Многое с тех пор во мне изменилось - взгляды, убеждения, идеалы. Но
Человек спасает человека.
В этих трех словах можно менять порядок, времена, наклонения, падежи: "Спасал. Будет спасать. Спасай!.."
(Некогда Сын Человеческий был назван Спасителем).
Человек спасает человека.
Во все времена. Вопреки всем изменениям, заменам, изменам.
Раньше я подолгу забывал об этом. Так же, как забывал об Амундсене, о ребяческих мечтах. Теперь хочу помнить. Уже до конца.
Глава восьмая.
РАСПУТЬЯ, ПЕРЕПУТЬЯ, БЕЗДОРОЖЬЯ…
Истину, хотя и печальную, надобно видеть и показывать и учиться от нее, чтобы не дожить до истины более горькой, уже не только учащей, но и наказующей за невнимание к ней.
Митрополит Филарет (А. Ф. Кони "На жизненном пути")
…Наш долг рассказать о том, что с нами происходило. Нам не удастся объяснить, почему произошло так, а не иначе, но это не должно отпугивать от работы, по меньшей мере подготовительной для будущих объяснений.
Криста Вольф ("Kindheitsmuster")
В феврале 1929 года меня потрясло сообщение о высылке Троцкого за границу… Пусть он ошибался, пусть затевал внутрипартийные споры, даже самые ожесточенные. Но ведь все-таки в Октябре 1917 года он был главным помощником Ленина; он создавал Красную армию. И высылать его за рубеж, как белогвардейца, - это было уж слишком.
Листовки и брошюры, подписанные "большевики-ленинцы (оппозиция)", доказывали, что именно Троцкий, Пятаков, Смилга, Преображенский зовут партию на правильный путь. А Сталин и Рыков потакают кулакам, нэпачам и бюрократам.

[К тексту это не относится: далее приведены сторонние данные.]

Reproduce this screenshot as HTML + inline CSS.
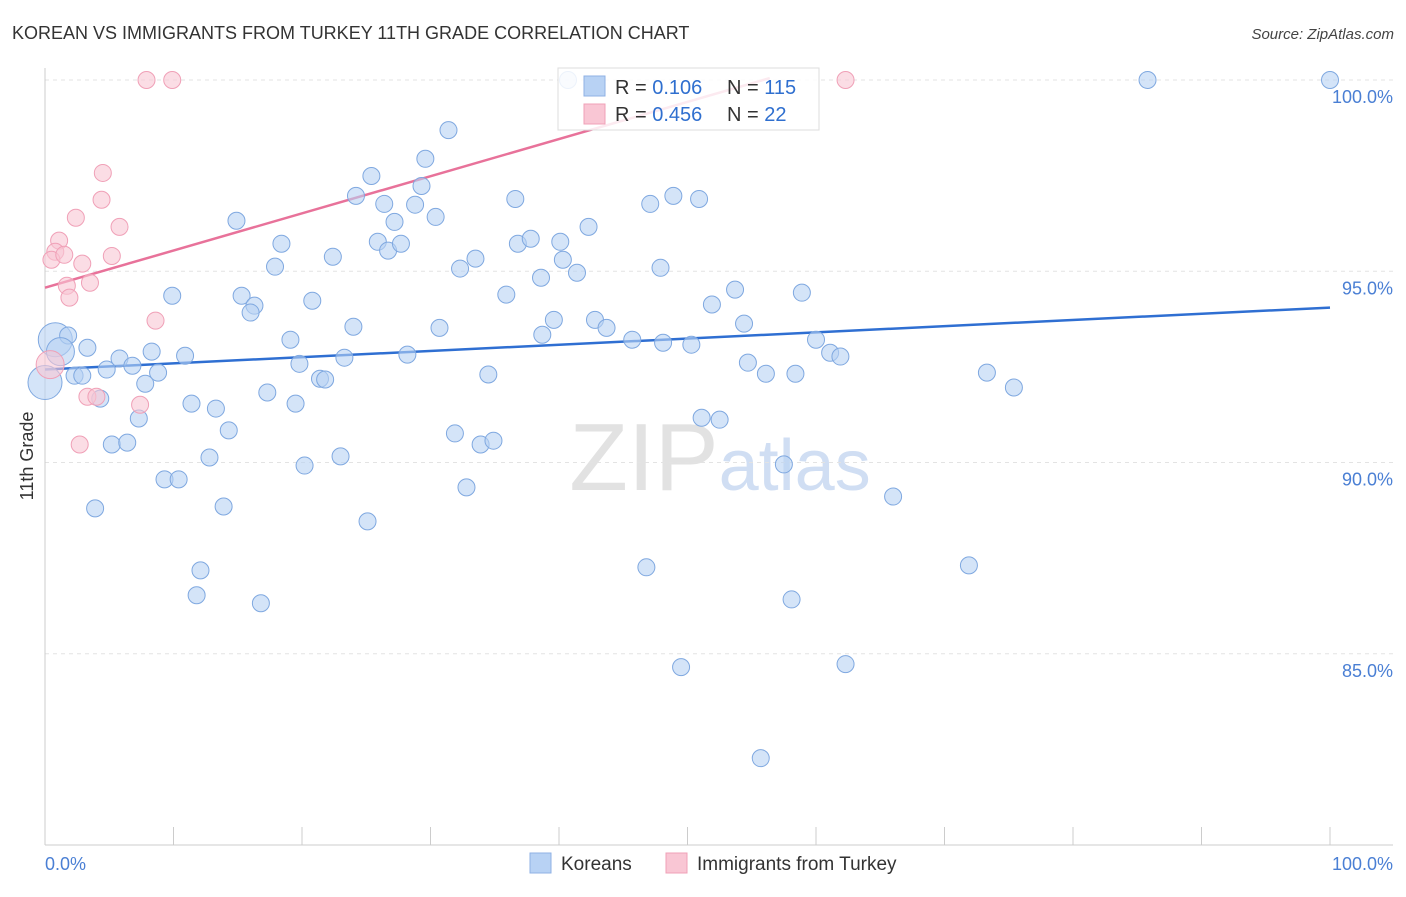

О Бухарине я знал, что он самый симпатичный и самый свойский из всех вождей. Но прежде всего - теоретик, добрый мечтатель. Его книгу "Исторический материализм" я читал и перечитывал, видел в ней образец марксистской мудрости. Когда-то Бухарин был куда левее Троцкого. Но должно быть и его испортил НЭП. Он стал призывать крестьян "обогащайтесь", поверил, что кулаки могут "врастать в социализм". И в китайских делах напутал, прошляпил измену Чан Кай-ши. Из листовок оппозиции я узнал, что Бухарин, Рыков и Томский всерьез рассорились со Сталиным, хотели даже мириться с оппозицией. Бухарин приходил к Каменеву договариваться. Может быть, опять начнется дискуссия, как в 27-м году, но более широкая, более честная. И тогда станет ясно, кто прав.
Как именно представлял я себе тогда будущее? С легкой руки Маяковского, писавшего стихи о встречах с Пушкиным, Лермонтовым и с Лениным, разговоры с великими покойниками стали модой. Светлов беседовал с Гейне, а Рома Самарин с Гумилевым. Такие стихотворные спиритические сеансы подвигнули и меня написать о встрече с Гракхом Бабефом. Он очень одобрил деятельность ленинской оппозиции, предостерегал от термидора, сравнивал Троцкого с Робеспьером, а Сталина с Дантоном и предсказывал победу революционных сил.
А ваш Дантон уйдет далеко, -
Ну хоть в тифлисский ВСНХ.
И взреет самолетов клекот.
И вновь поднимет ввысь Москва
Над миром боевые стяги
Пробьет великий час
У стен Варшавы, Риги, Праги,
Ликуя, братья встретят нас.
(Кто мог бы тогда взглянуть в будущее и догадаться, куда вели дороги, вымощенные такими стремлениями и мечтаниями?)
И так, в дни наибольшей близости с оппозиционерами, я видел в Сталине только новый вариант Дантона, - то есть честного, но "ошибающегося" революционера. Считал его "настоящим большевиком". Однако листовки оппозиции, такие, как "Завещание Ленина", которое раньше почему-то скрывали от партии, запись беседы Бухарина с Каменевым, брошюры "Платформа объединенной оппозиции", "Критика программы Коминтерна" и др., а также Марк и его друзья убеждали меня, что Сталин - ограниченный, властолюбивый бюрократ. Он вообразил себя лучшим учеником Ленина, хотя в теории смыслит меньше, чем все другие вожди. Но он опытный и бессовестный аппаратчик и, действуя хитростью, демагогией, сначала вместе с Зиновьевым и Каменевым осилил Троцкого, потом вместе с Бухариным и Рыковым перехитрил Зиновьева и ленинградцев, а теперь выпихивает Бухарина и Рыкова, чтобы стать единоличным диктатором. Но я думал, что, если его снять с высокого поста и "перебросить" на низовую работу, он еще исправится.